Quote, please, the line with "Rebuild this diagram", the line with "(222,265) to (222,348);", and every line between them, exactly and with nothing else.

▶ **DATASET**:
____

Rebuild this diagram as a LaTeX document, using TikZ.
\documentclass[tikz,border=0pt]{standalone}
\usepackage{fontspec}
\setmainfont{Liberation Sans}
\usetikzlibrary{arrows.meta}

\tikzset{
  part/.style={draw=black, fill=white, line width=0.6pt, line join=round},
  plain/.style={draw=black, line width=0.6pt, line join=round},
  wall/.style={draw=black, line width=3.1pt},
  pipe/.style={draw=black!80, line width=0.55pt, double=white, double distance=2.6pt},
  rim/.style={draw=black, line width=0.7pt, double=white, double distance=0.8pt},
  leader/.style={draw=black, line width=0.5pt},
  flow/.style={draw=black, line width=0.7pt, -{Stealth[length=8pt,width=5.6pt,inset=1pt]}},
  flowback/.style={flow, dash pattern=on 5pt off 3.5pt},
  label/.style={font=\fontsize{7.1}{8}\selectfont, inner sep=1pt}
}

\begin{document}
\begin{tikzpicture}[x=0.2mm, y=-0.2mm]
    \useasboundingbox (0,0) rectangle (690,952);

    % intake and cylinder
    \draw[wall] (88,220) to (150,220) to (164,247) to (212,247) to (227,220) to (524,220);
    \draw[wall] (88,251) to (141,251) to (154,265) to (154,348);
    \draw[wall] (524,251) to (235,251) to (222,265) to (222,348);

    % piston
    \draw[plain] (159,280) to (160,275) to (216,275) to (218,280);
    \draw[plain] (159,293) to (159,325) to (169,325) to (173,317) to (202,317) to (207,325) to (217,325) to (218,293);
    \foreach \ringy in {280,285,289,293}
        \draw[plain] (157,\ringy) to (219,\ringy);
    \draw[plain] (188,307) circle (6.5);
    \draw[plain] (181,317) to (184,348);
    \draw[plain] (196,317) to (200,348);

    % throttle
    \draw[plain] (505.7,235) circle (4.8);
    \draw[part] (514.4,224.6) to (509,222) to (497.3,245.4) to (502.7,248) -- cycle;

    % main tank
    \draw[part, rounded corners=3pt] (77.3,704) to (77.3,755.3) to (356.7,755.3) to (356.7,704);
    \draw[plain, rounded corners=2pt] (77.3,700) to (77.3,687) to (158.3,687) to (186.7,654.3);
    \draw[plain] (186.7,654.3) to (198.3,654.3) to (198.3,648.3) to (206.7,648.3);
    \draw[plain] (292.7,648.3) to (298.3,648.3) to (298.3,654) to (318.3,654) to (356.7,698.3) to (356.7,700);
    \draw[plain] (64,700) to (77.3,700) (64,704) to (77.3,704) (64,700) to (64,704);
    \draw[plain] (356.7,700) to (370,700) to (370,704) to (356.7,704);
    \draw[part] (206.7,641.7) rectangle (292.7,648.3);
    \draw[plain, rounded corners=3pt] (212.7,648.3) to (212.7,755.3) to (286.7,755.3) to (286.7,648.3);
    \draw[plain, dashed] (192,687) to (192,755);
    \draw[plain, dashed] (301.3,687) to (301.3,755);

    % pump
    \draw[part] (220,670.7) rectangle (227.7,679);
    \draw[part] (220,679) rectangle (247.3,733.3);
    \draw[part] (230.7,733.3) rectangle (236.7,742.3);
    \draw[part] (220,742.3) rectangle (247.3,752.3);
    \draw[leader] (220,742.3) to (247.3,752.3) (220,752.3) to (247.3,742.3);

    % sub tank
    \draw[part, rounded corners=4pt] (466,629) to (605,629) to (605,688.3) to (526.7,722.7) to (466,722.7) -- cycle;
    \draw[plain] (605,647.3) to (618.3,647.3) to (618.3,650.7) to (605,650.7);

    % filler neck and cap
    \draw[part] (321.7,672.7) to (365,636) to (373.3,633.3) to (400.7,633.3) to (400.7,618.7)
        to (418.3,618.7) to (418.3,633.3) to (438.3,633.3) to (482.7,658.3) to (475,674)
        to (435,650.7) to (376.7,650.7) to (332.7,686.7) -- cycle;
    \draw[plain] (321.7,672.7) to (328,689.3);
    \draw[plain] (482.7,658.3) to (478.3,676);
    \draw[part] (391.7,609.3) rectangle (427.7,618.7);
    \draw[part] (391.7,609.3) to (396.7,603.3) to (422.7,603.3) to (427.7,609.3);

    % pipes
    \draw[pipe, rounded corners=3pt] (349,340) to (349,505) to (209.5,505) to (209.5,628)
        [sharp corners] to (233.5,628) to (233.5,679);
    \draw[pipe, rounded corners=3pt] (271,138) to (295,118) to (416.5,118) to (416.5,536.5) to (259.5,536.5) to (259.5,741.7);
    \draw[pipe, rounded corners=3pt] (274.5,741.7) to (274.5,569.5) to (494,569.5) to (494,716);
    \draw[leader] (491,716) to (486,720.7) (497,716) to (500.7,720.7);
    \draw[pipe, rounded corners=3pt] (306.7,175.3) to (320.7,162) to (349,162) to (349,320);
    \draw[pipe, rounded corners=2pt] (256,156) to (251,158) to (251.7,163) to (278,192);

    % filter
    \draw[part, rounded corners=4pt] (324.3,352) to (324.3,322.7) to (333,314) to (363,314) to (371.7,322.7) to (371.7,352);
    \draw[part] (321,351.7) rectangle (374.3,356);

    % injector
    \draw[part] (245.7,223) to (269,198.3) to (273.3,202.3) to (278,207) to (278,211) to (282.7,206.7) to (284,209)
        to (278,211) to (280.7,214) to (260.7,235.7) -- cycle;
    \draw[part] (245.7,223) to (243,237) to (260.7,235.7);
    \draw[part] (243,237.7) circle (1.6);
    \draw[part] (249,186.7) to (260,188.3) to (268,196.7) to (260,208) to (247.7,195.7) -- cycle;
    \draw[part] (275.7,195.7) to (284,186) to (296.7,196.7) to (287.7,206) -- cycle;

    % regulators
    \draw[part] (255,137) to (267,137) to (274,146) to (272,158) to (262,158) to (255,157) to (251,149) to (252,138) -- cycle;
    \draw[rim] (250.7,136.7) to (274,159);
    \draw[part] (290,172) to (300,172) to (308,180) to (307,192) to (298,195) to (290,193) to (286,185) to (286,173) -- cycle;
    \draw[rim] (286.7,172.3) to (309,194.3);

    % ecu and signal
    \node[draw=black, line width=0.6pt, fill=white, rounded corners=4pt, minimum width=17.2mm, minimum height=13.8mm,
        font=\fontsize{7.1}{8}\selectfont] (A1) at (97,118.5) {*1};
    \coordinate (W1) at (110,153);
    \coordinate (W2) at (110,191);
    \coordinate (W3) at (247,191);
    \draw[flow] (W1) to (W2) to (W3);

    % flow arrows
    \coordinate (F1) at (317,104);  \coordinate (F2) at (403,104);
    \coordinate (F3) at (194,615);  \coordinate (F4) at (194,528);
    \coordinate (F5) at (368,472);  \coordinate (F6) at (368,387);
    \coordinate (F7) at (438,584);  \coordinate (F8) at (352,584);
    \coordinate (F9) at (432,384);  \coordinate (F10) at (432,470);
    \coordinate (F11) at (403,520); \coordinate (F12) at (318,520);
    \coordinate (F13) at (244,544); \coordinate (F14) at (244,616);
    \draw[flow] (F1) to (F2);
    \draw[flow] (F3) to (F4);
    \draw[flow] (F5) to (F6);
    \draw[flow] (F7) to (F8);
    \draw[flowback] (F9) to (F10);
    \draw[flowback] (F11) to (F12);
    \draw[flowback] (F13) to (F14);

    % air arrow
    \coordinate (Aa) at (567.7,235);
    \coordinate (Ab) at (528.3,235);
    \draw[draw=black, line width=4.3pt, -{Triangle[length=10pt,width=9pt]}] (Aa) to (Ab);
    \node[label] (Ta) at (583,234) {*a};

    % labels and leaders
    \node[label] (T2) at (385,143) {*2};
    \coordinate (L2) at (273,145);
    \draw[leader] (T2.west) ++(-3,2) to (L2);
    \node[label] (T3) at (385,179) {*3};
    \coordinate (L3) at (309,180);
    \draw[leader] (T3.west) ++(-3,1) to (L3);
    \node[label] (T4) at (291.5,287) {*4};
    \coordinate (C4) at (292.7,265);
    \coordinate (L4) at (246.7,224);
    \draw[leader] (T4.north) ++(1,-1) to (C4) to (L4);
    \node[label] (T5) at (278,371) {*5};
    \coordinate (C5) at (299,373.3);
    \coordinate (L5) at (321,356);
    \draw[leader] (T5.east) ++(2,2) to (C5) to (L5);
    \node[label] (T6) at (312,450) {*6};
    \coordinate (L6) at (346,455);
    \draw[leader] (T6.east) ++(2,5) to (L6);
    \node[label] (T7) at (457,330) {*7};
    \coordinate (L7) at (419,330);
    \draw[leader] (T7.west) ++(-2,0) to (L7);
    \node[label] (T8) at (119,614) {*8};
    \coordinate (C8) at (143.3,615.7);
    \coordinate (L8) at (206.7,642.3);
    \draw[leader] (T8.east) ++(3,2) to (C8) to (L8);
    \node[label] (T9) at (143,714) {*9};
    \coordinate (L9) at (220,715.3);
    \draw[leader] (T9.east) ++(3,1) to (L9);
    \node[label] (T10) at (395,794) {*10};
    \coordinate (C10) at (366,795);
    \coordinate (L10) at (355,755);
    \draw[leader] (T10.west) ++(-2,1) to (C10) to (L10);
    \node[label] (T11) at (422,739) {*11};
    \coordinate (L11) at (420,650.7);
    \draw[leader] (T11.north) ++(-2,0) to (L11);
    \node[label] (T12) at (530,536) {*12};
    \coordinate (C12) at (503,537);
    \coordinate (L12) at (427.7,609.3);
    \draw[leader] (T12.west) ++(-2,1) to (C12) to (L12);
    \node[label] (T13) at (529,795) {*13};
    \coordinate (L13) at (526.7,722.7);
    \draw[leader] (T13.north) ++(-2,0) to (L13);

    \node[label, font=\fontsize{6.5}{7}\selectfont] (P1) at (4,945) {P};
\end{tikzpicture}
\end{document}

____

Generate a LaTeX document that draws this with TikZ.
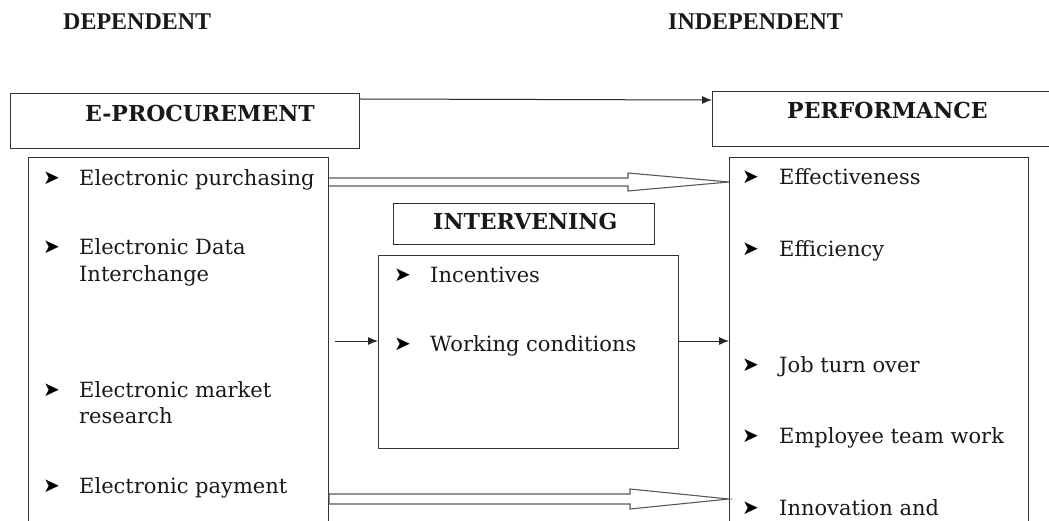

____

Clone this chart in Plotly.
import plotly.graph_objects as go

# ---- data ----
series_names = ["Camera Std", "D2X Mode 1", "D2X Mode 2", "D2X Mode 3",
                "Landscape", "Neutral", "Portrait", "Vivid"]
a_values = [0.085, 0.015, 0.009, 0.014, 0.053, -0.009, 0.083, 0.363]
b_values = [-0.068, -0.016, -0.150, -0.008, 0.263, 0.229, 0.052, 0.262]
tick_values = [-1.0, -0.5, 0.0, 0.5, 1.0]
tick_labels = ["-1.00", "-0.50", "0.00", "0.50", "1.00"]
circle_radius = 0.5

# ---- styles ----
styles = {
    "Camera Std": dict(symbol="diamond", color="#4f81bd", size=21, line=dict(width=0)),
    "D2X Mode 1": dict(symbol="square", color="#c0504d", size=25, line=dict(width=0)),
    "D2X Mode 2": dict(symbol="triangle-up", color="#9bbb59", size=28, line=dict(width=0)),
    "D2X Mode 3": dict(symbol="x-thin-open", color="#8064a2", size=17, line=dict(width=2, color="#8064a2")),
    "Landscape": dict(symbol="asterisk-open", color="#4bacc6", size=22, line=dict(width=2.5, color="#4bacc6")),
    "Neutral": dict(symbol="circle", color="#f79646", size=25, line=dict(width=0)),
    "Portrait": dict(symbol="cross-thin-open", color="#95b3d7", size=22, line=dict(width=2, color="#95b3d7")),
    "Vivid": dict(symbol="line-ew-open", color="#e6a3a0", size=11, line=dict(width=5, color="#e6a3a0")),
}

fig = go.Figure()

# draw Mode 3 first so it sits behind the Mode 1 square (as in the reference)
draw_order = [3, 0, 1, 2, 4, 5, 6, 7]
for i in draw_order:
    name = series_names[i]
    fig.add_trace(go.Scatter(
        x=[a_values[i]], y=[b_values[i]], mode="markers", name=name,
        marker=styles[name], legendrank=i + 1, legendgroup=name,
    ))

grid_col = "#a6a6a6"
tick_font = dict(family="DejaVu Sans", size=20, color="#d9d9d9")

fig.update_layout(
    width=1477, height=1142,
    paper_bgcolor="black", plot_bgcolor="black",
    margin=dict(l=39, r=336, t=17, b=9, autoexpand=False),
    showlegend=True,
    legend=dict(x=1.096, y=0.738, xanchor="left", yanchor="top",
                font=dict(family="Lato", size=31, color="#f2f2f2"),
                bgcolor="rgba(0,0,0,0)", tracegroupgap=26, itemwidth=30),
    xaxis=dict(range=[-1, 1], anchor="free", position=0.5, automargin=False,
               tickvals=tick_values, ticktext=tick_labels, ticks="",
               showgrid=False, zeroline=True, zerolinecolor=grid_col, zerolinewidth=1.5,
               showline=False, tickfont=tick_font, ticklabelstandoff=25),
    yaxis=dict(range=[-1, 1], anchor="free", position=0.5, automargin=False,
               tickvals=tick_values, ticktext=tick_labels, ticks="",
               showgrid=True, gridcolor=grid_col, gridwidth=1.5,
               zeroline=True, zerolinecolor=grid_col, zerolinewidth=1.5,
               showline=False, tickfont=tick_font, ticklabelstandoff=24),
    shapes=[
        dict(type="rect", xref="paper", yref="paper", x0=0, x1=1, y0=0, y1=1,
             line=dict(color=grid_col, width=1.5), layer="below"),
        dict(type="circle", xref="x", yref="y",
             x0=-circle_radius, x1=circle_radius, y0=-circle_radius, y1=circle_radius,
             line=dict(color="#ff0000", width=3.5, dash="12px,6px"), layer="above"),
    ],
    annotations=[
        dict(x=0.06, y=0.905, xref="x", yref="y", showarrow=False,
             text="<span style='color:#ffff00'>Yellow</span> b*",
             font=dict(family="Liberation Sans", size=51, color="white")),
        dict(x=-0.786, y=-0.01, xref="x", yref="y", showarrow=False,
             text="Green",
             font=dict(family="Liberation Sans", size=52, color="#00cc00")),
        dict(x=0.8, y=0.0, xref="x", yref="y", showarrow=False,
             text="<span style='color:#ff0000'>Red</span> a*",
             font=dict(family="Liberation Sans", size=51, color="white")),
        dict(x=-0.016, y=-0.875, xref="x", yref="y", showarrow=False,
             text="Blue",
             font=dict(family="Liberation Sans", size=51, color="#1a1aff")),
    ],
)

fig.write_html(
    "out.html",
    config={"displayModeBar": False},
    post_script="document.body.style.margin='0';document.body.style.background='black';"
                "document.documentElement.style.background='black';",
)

____

▶ **TASK OUTPUT**:
Rebuild this diagram as a LaTeX document, using TikZ.
\documentclass[tikz,border=0pt]{standalone}
\usepackage{fontspec}
\setmainfont{Liberation Sans}
\usetikzlibrary{arrows.meta}

\tikzset{
  part/.style={draw=black, fill=white, line width=0.6pt, line join=round},
  plain/.style={draw=black, line width=0.6pt, line join=round},
  wall/.style={draw=black, line width=3.1pt},
  pipe/.style={draw=black!80, line width=0.55pt, double=white, double distance=2.6pt},
  rim/.style={draw=black, line width=0.7pt, double=white, double distance=0.8pt},
  leader/.style={draw=black, line width=0.5pt},
  flow/.style={draw=black, line width=0.7pt, -{Stealth[length=8pt,width=5.6pt,inset=1pt]}},
  flowback/.style={flow, dash pattern=on 5pt off 3.5pt},
  label/.style={font=\fontsize{7.1}{8}\selectfont, inner sep=1pt}
}

\begin{document}
\begin{tikzpicture}[x=0.2mm, y=-0.2mm]
    \useasboundingbox (0,0) rectangle (690,952);

    % intake and cylinder
    \draw[wall] (88,220) to (150,220) to (164,247) to (212,247) to (227,220) to (524,220);
    \draw[wall] (88,251) to (141,251) to (154,265) to (154,348);
    \draw[wall] (524,251) to (235,251) to (222,265) to (222,348);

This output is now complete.